"Rozmawiałem telefonicznie z szefem palestyńskiej dyplomacji Rijadem al-Malkim na temat ataków na Izrael ze Strefy Gazy. Zaapelowałem o potępienie tych zdarzeń. Wskazałem też na potrzebę regionalnej koordynacji służącej zatrzymaniu przemocy, która pochłonęła już setki ofiar" – napisał minister Rau na portalu X.
Przypomnijmy, że palestyński ruch Hamas przypuścił w sobotę największy od długiego czasu atak na Izrael. Grad rakiet wystrzelono ze Strefy Gazy. Co najmniej 350 Izraelczyków poniosło śmierć od rozpoczęcia w sobotę przez Hamas ataku na Izrael – przekazał rzecznik izraelskich sil obrony generał Daniel Hagari.
W sobotę wieczorem Gabinet Bezpieczeństwa Izraela podjął decyzję o aktywowaniu art. 40 Ustawy Zasadniczej, co oznacza oficjalne rozpoczęcie wojny – przekazano w komunikacie biuro premiera Benjamina Netanjahu. Władze w Izraelu zatwierdziły stan wojenny. Netanjahu zapowiada "znaczące działania militarne".
Komunikat MSZ
"Ministerstwo Spraw Zagranicznych zaleca obywatelom RP, żeby nie opuszczali bezpiecznego schronienia do momentu wyklarowania się sytuacji. Apelujemy do naszych Rodaków przebywających w Izraelu o nawiązanie kontaktu z placówką, jeśli jeszcze tego nie zrobili. Można do tego wykorzystać adres mailowy lub numer alarmowy placówki" – czytamy w komunikacie resortu spraw zagranicznych.

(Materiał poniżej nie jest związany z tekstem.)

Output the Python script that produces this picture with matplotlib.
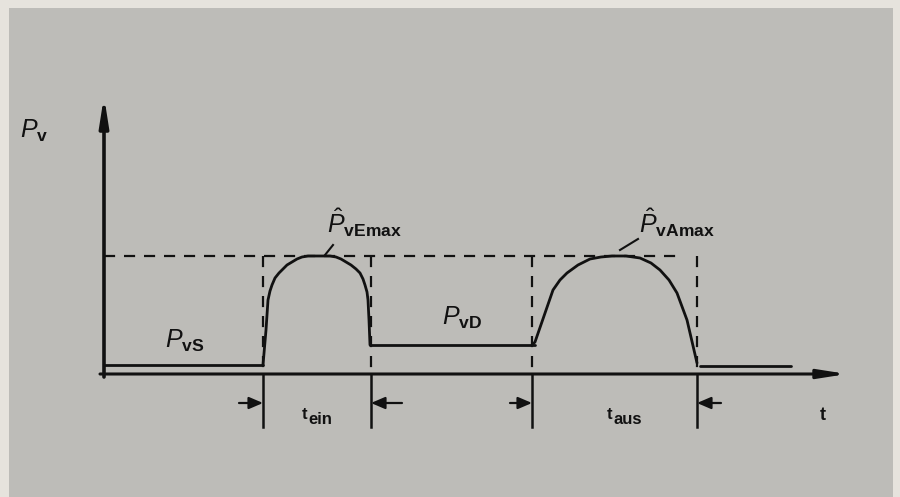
import matplotlib
matplotlib.use("Agg")
import matplotlib.pyplot as plt
from matplotlib.patches import Rectangle

plt.rcParams['mathtext.fontset'] = 'custom'
plt.rcParams['mathtext.rm'] = 'Liberation Sans'
plt.rcParams['mathtext.it'] = 'Liberation Sans:italic'
plt.rcParams['mathtext.bf'] = 'Liberation Sans:bold'
plt.rcParams['font.family'] = ['Liberation Sans', 'DejaVu Sans']

# ---- data (time t, power P_v in arbitrary schematic units) ----
P_vS = 9
P_vD = 29
P_after = 8
P_max = 118

t_ein_start = 159
t_ein_end = 267
t_aus_start = 428
t_aus_end = 593
t_end = 687
t_axis_end = 743
P_axis_top = 278

# switch-on pulse
on_t = [159, 162, 164, 166, 168, 171, 175, 179, 183, 188, 193, 198, 204, 215,
        226, 232, 237, 242, 247, 252, 256, 259, 261, 263, 264, 265, 266]
on_P = [9, 44, 74, 83, 89, 96, 101, 105, 109, 112, 115, 117, 118, 118,
        118, 117, 115, 112, 109, 105, 101, 95, 89, 82, 74, 54, 29]

# switch-off pulse
off_t = [431, 440, 449, 456, 463, 474, 486, 497, 508, 522, 536, 547, 556, 565, 573, 583, 593]
off_P = [32, 58, 84, 94, 101, 109, 115, 117, 118, 118, 116, 111, 104, 94, 81, 54, 11]

dim_y = -29
dim_bottom = -53

fig = plt.figure(figsize=(9, 4.97), dpi=100)
fig.patch.set_facecolor('#e6e3dd')
ax = fig.add_axes([0, 0, 1, 1])
ax.set_facecolor('none')
ax.set_xlim(-104, 796)
ax.set_ylim(-123, 374)
ax.axis('off')
ax.add_patch(Rectangle((9/900, 0), (893-9)/900, (497-8)/497,
                       transform=fig.transFigure, facecolor='#bdbcb8',
                       edgecolor='none', zorder=0))

k = '#111111'
# axes with arrows
ax.annotate('', xy=(0, P_axis_top), xytext=(0, -3),
            arrowprops=dict(arrowstyle='-|>,head_length=1.4,head_width=0.22',
                            color=k, lw=2.6, shrinkA=0, shrinkB=0, mutation_scale=12), zorder=3)
ax.annotate('', xy=(t_axis_end, 0), xytext=(-4, 0),
            arrowprops=dict(arrowstyle='-|>,head_length=1.4,head_width=0.22',
                            color=k, lw=2.2, shrinkA=0, shrinkB=0, mutation_scale=12), zorder=3)

lw = 2.0
line = dict(color=k, lw=lw, solid_capstyle='round', solid_joinstyle='round', zorder=3)
ax.plot([0, t_ein_start], [P_vS, P_vS], **line)
ax.plot(on_t, on_P, **line)
ax.plot([on_t[-1], off_t[0]], [P_vD, P_vD], **line)
ax.plot([off_t[0] - 3] + off_t, [P_vD] + off_P, **line)
ax.plot([off_t[-1] + 3, t_end], [P_after, P_after], **line)

# dashed envelope
dash = dict(color=k, lw=1.6, dashes=(5, 4), zorder=3)
ax.plot([0, 572], [P_max, P_max], **dash)
for tv in [t_ein_start, t_ein_end, t_aus_start, t_aus_end]:
    ax.plot([tv, tv], [P_max, 0], **dash)
    ax.plot([tv, tv], [0, dim_bottom], color=k, lw=1.8, zorder=3)

# dimension arrows
def dim_arrow(x_to, x_from):
    ax.annotate('', xy=(x_to, dim_y), xytext=(x_from, dim_y),
                arrowprops=dict(arrowstyle='-|>,head_length=0.7,head_width=0.3',
                                color=k, lw=1.6, shrinkA=0, shrinkB=0, mutation_scale=12),
                zorder=3)

dim_arrow(t_ein_start, t_ein_start - 24)
dim_arrow(t_ein_end, t_ein_end + 31)
dim_arrow(t_aus_start, t_aus_start - 22)
dim_arrow(t_aus_end, t_aus_end + 24)

# leader lines
ax.plot([221, 229], [119, 129], color=k, lw=1.5, zorder=3)
ax.plot([516, 534], [124, 135], color=k, lw=1.5, zorder=3)

fs = 18
tk = dict(ha='left', va='baseline', color=k, zorder=4)
ax.text(-84, 236, r'$P_{\mathbf{v}}$', fontsize=fs, **tk)
ax.text(61, 26, r'$P_{\mathbf{vS}}$', fontsize=fs, **tk)
ax.text(223, 141, r'$\hat{P}_{\mathbf{vEmax}}$', fontsize=fs, **tk)
ax.text(338, 49, r'$P_{\mathbf{vD}}$', fontsize=fs, **tk)
ax.text(535, 141, r'$\hat{P}_{\mathbf{vAmax}}$', fontsize=fs, **tk)

ax.text(198, -45, 't', fontsize=12, fontweight='bold', **tk)
ax.text(204, -50, 'ein', fontsize=12, fontweight='bold', **tk)
ax.text(503, -45, 't', fontsize=12, fontweight='bold', **tk)
ax.text(509, -50, 'aus', fontsize=12, fontweight='bold', **tk)
ax.text(716, -46, 't', fontsize=13, fontweight='bold', **tk)

fig.savefig('out.png', dpi=100, facecolor=fig.get_facecolor())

"Ambasada RP w Tel Awiwie, Biuro Przedstawiciela RP w Ramallah i Centrala MSZ pozostają w stałym kontakcie z partnerami międzynarodowymi i monitorują sytuację na miejscu. W działania zaangażowane są także polskie placówki w Libanie, Jordanii i Egipcie. Ze względu na prawie całkowite zamknięcie lotniska oraz ograniczenia na przejściach granicznych, ewakuacja nie jest na chwilę obecną możliwa. Prosimy o obserwowanie mediów społecznościowych placówek i MSZ, na których na bieżąco będą pojawiać się informacje ważne z punktu widzenia przebywających w Izraelu obywateli RP" – wskazano.